Copyright © 2022 Albuquerque Journal
Some areas of New Mexico are experiencing their wettest monsoon season in 130 years, a drastic turnaround from earlier this summer.
Scott Overpeck, a meteorologist with the National Weather Service office in Albuquerque, said it will “take quite a bit of rainfall” to completely erase statewide drought conditions.
“But we’ve got a good start,” he said.
Less than 1% of New Mexico is in the most severe level of “exceptional” drought, according to the U.S. Drought Monitor.
That number was about 45% at the beginning of June.
Parts of Cibola, Catron and Grant counties have had their wettest monsoon season since 1893.
Far southwest New Mexico has recorded the region’s third-wettest summer since that year.
Forecasts show that steady monsoon rains could continue through September.
“Last year, it seemed like right around the end of August, the monsoon season kind of flipped on us and turned off,” Overpeck said. “Hopefully we hold on to this moisture and thunderstorm activity.”

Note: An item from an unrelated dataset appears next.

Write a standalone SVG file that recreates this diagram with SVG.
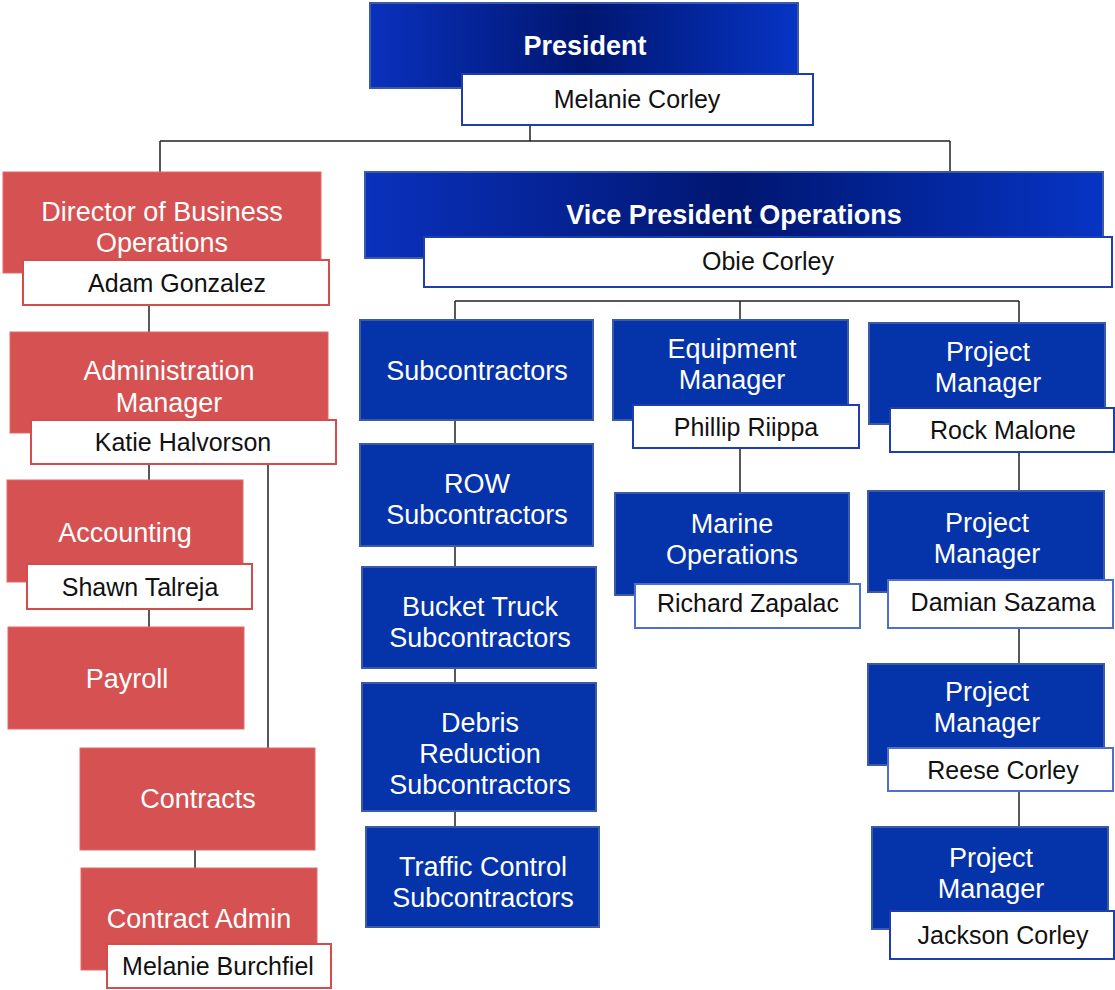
<svg xmlns="http://www.w3.org/2000/svg" width="1115" height="990" viewBox="0 0 1115 990">
<defs>
<linearGradient id="gBlue" x1="0" y1="0" x2="1" y2="0">
<stop offset="0" stop-color="#0a31bd"/>
<stop offset="0.5" stop-color="#001670"/>
<stop offset="1" stop-color="#0634c4"/>
</linearGradient>
<style>
.red{fill:#d65151;stroke:#e06a6a;stroke-width:1}
.blue{fill:#0533aa;stroke:#3d5aa8;stroke-width:2}
.top{fill:url(#gBlue);stroke:#3d5aa8;stroke-width:2}
.nr{fill:#fff;stroke:#d44c4c;stroke-width:2}
.nb{fill:#fff;stroke:#1e3eb0;stroke-width:2}
.nl{fill:#fff;stroke:#4f6fd0;stroke-width:2}
.t{font-family:"Liberation Sans",Arial,sans-serif;font-size:27px;fill:#fff;text-anchor:middle}
.tb{font-family:"Liberation Sans",Arial,sans-serif;font-size:27px;font-weight:bold;fill:#fff;text-anchor:middle}
.n{font-family:"Liberation Sans",Arial,sans-serif;font-size:25px;fill:#111;text-anchor:middle}
.c{fill:none;stroke:#222;stroke-width:1.5}
</style>
</defs>
<rect width="1115" height="990" fill="#fff"/>
<g id="connectors">
<path class="c" d="M530 125V141M160 141H950M160 141V172M950 141V172"/>
<path class="c" d="M149 305V332M149 464V480M268 464V748M149 609V627M195 850V868"/>
<path class="c" d="M455 301H1019M455 301V320M740 301V320M1019 301V323"/>
<path class="c" d="M455 420V444M455 546V567M455 668V683M455 811V827"/>
<path class="c" d="M740 448V493M1019 452V491M1019 628V664M1019 791V827"/>
</g>
<g id="president">
<rect class="top" x="370" y="3" width="428" height="85"/>
<text class="tb" x="585" y="55">President</text>
<rect class="nb" x="462" y="74" width="351" height="51"/>
<text class="n" x="637" y="108">Melanie Corley</text>
</g>
<g id="director">
<rect class="red" x="3" y="172" width="318" height="101"/>
<text class="t" x="162" y="221">Director of Business</text>
<text class="t" x="162" y="252">Operations</text>
<rect class="nr" x="23" y="260" width="306" height="45"/>
<text class="n" x="177" y="292">Adam Gonzalez</text>
</g>
<g id="admin">
<rect class="red" x="10" y="332" width="318" height="101"/>
<text class="t" x="169" y="380">Administration</text>
<text class="t" x="169" y="412">Manager</text>
<rect class="nr" x="31" y="420" width="305" height="44"/>
<text class="n" x="183" y="451">Katie Halvorson</text>
</g>
<g id="accounting">
<rect class="red" x="7" y="480" width="236" height="102"/>
<text class="t" x="125" y="542">Accounting</text>
<rect class="nr" x="27" y="564" width="225" height="45"/>
<text class="n" x="140" y="596">Shawn Talreja</text>
</g>
<g id="payroll">
<rect class="red" x="8" y="627" width="236" height="102"/>
<text class="t" x="127" y="688">Payroll</text>
</g>
<g id="contracts">
<rect class="red" x="80" y="748" width="235" height="102"/>
<text class="t" x="198" y="808">Contracts</text>
</g>
<g id="contract-admin">
<rect class="red" x="81" y="868" width="236" height="102"/>
<text class="t" x="199" y="928">Contract Admin</text>
<rect class="nr" x="107" y="944" width="224" height="44"/>
<text class="n" x="218" y="975">Melanie Burchfiel</text>
</g>
<g id="vp">
<rect class="top" x="365" y="172" width="738" height="86"/>
<text class="tb" x="734" y="224">Vice President Operations</text>
<rect class="nb" x="424" y="237" width="688" height="50"/>
<text class="n" x="768" y="270">Obie Corley</text>
</g>
<g id="subcontractors">
<rect class="blue" x="360" y="320" width="233" height="100"/>
<text class="t" x="477" y="380">Subcontractors</text>
</g>
<g id="row">
<rect class="blue" x="360" y="444" width="233" height="102"/>
<text class="t" x="477" y="493">ROW</text>
<text class="t" x="477" y="524">Subcontractors</text>
</g>
<g id="bucket">
<rect class="blue" x="362" y="567" width="234" height="101"/>
<text class="t" x="480" y="616">Bucket Truck</text>
<text class="t" x="480" y="647">Subcontractors</text>
</g>
<g id="debris">
<rect class="blue" x="362" y="683" width="234" height="128"/>
<text class="t" x="480" y="732">Debris</text>
<text class="t" x="480" y="763">Reduction</text>
<text class="t" x="480" y="794">Subcontractors</text>
</g>
<g id="traffic">
<rect class="blue" x="366" y="827" width="233" height="100"/>
<text class="t" x="483" y="876">Traffic Control</text>
<text class="t" x="483" y="907">Subcontractors</text>
</g>
<g id="equipment">
<rect class="blue" x="613" y="320" width="235" height="100"/>
<text class="t" x="732" y="358">Equipment</text>
<text class="t" x="732" y="389">Manager</text>
<rect class="nb" x="633" y="405" width="226" height="43"/>
<text class="n" x="746" y="436">Phillip Riippa</text>
</g>
<g id="marine">
<rect class="blue" x="615" y="493" width="234" height="102"/>
<text class="t" x="732" y="533">Marine</text>
<text class="t" x="732" y="564">Operations</text>
<rect class="nl" x="635" y="584" width="225" height="44"/>
<text class="n" x="748" y="612">Richard Zapalac</text>
</g>
<g id="pm1">
<rect class="blue" x="869" y="323" width="236" height="101"/>
<text class="t" x="988" y="361">Project</text>
<text class="t" x="988" y="392">Manager</text>
<rect class="nb" x="890" y="408" width="224" height="44"/>
<text class="n" x="1003" y="439">Rock Malone</text>
</g>
<g id="pm2">
<rect class="blue" x="868" y="491" width="236" height="101"/>
<text class="t" x="987" y="532">Project</text>
<text class="t" x="987" y="563">Manager</text>
<rect class="nl" x="888" y="580" width="225" height="48"/>
<text class="n" x="1003" y="611">Damian Sazama</text>
</g>
<g id="pm3">
<rect class="blue" x="868" y="664" width="236" height="101"/>
<text class="t" x="987" y="701">Project</text>
<text class="t" x="987" y="732">Manager</text>
<rect class="nl" x="888" y="748" width="225" height="43"/>
<text class="n" x="1003" y="779">Reese Corley</text>
</g>
<g id="pm4">
<rect class="blue" x="872" y="827" width="236" height="102"/>
<text class="t" x="991" y="867">Project</text>
<text class="t" x="991" y="898">Manager</text>
<rect class="nb" x="890" y="911" width="224" height="48"/>
<text class="n" x="1003" y="944">Jackson Corley</text>
</g>
</svg>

The rain has been beneficial for crops and rangeland across New Mexico as many farmers and ranchers enter harvest season.
About 38% of New Mexico’s pastures and rangeland are in good to excellent condition, compared to 24% at this time last year, according to U.S. Agriculture Department statistics.
The USDA’s weekly crop progress report notes that “a week of solid rainfall” has boosted apple and chile crops in Rio Arriba County.
Many livestock ponds in the state’s northwest and northeast corners are now full, so ranchers are getting a break from hauling water to cattle.
“There’s certainly a hit or miss nature to our monsoons,” Overpeck said. “The eastern areas have not seen quite as much rainfall as the central and western areas have.”
Isolated rainstorms are possible this week across New Mexico.
But Albuquerque is expected to be warm, with minimal rain chances.
Tuesday and Wednesday could reach a high of 87 degrees.
Thursday in Albuquerque may hit 88 degrees, with a 10% chance of rain in the city.
Friday will likely reach 90 degrees.